I wonder my interpretation is right.

A flows out of B through C.

I interpreted this sentence.

A가 C를 통해 B에서 흘러나온다.


----------



## Paulfromitaly

Hello,

Please always provide a FULL sentence and a detailed context.

Context and Background


----------



## marsplastic

Does this sentence need context and background?


----------



## Paulfromitaly

marsplastic said:


> Does this sentence need context and background?



It does since you didn't mention what you're talking about.


----------



## marsplastic

This is an original sentence: 

The cleaned air flows out of the filter elements through the pure gas outlet.

I didn't think I needed to put the original context because some words like filter elements and pure gas outlet make more complicated. 

I think it's much easier to get it without it.
That's why I used A,B and C.

Source: Device manual


----------



## Kross

For me the full sentence is more helpful to understand.  

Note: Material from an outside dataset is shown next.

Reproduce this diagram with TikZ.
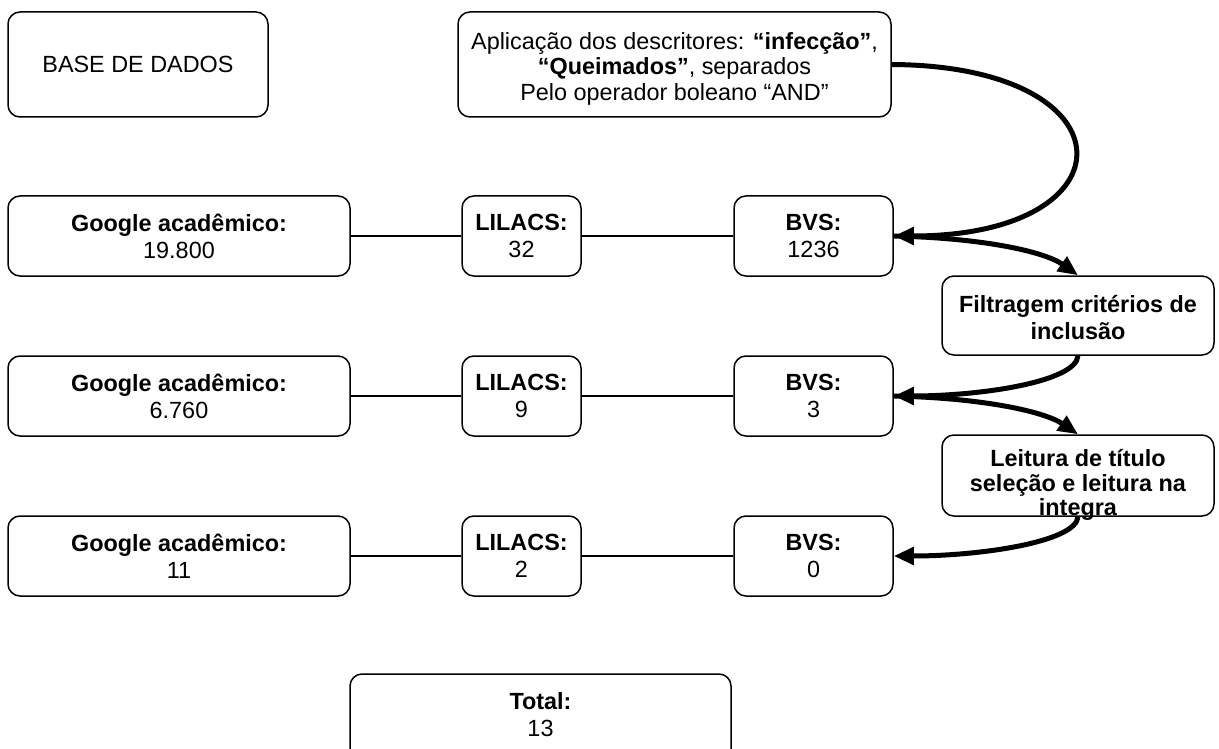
\documentclass[tikz,border=0pt]{standalone}
\usepackage{fontspec}
\setmainfont{Liberation Sans}
\usetikzlibrary{arrows.meta}
\begin{document}
\begin{tikzpicture}[x=1pt,y=-1pt,
  box/.style={draw, line width=1.5pt, rounded corners=12pt, inner sep=0pt, align=center,
    font=\fontsize{23.4}{27}\selectfont},
  txt/.style={inner sep=0pt, align=center, font=\fontsize{23.4}{27}\selectfont},
  link/.style={line width=1.5pt},
  flow/.style={line width=5pt, -{Triangle[length=20pt,width=17pt]}}]
\useasboundingbox (0,0) rectangle (1219,749);
% header boxes
\node[box, minimum width=260, minimum height=105] (base) at (138,64.5) {BASE DE DADOS};
\node[box, minimum width=433, minimum height=105] (apl) at (674.5,64.5) {};
\node[txt, font=\fontsize{23.4}{25.5}\selectfont] (aplT) at (674.5,68.5)
  {Aplicação dos descritores: \textbf{“infecção”},\\ \textbf{“Queimados”}, separados\\ Pelo operador boleano “AND”};
% row 1
\node[box, minimum width=342, minimum height=80] (g1) at (179,236) {\textbf{Google acadêmico:}\\19.800};
\node[box, minimum width=119, minimum height=80] (l1) at (521.5,236) {\textbf{LILACS:}\\32};
\node[box, minimum width=159, minimum height=80] (b1) at (813.5,236) {\textbf{BVS:}\\1236};
% filter
\node[box, minimum width=272, minimum height=79] (filt) at (1078,315.5) {};
\node[txt] (filtT) at (1078,318) {\textbf{Filtragem critérios de}\\\textbf{inclusão}};
% row 2
\node[box, minimum width=342, minimum height=80] (g2) at (179,396) {\textbf{Google acadêmico:}\\6.760};
\node[box, minimum width=119, minimum height=80] (l2) at (521.5,396) {\textbf{LILACS:}\\9};
\node[box, minimum width=159, minimum height=80] (b2) at (813.5,396) {\textbf{BVS:}\\3};
% reading
\node[box, minimum width=272, minimum height=81] (leit) at (1078,475.5) {};
\node[txt, font=\fontsize{23.4}{24.5}\selectfont] (leitT) at (1078,485)
  {\textbf{Leitura de título}\\\textbf{seleção e leitura na}\\\textbf{integra}};
% row 3
\node[box, minimum width=342, minimum height=80] (g3) at (179,556) {\textbf{Google acadêmico:}\\11};
\node[box, minimum width=119, minimum height=80] (l3) at (521.5,556) {\textbf{LILACS:}\\2};
\node[box, minimum width=159, minimum height=80] (b3) at (813.5,556) {\textbf{BVS:}\\0};
% total
\node[box, minimum width=381, minimum height=110] (tot) at (540.5,729) {};
\node[txt] (totT) at (540.5,715) {\textbf{Total:}\\13};
% connectors
\draw[link] (g1) -- (l1); \draw[link] (l1) -- (b1);
\draw[link] (g2) -- (l2); \draw[link] (l2) -- (b2);
\draw[link] (g3) -- (l3); \draw[link] (l3) -- (b3);
% flow arrows
\draw[flow] (apl.east) .. controls (1135,66) and (1135,236) .. (b1.east);
\draw[flow] (b1.east) .. controls (985,238) and (1045,252) .. (filt.north);
\draw[flow] (filt.south) .. controls (1076,382) and (980,396) .. (b2.east);
\draw[flow] (b2.east) .. controls (985,398) and (1045,412) .. (leit.north);
\draw[flow] (leit.south) .. controls (1076,542) and (980,556) .. (b3.east);
\end{tikzpicture}
\end{document}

I try translating the example to 정화된 공기는 필터를 거쳐서 청정 공기 출구로 나오게 됩니다.


----------



## marsplastic

Without context, A flows out of B though C.
1. A가 C를 거쳐 B에서 나오다.
That what I translated but with context 
2. A가 B를 거쳐 C에서 나오다.
This one make sense than 1.

So I just want to know if A flows out of B though C.
which one is right? 1 or 2?


----------



## Kross

I think 2 is right.


----------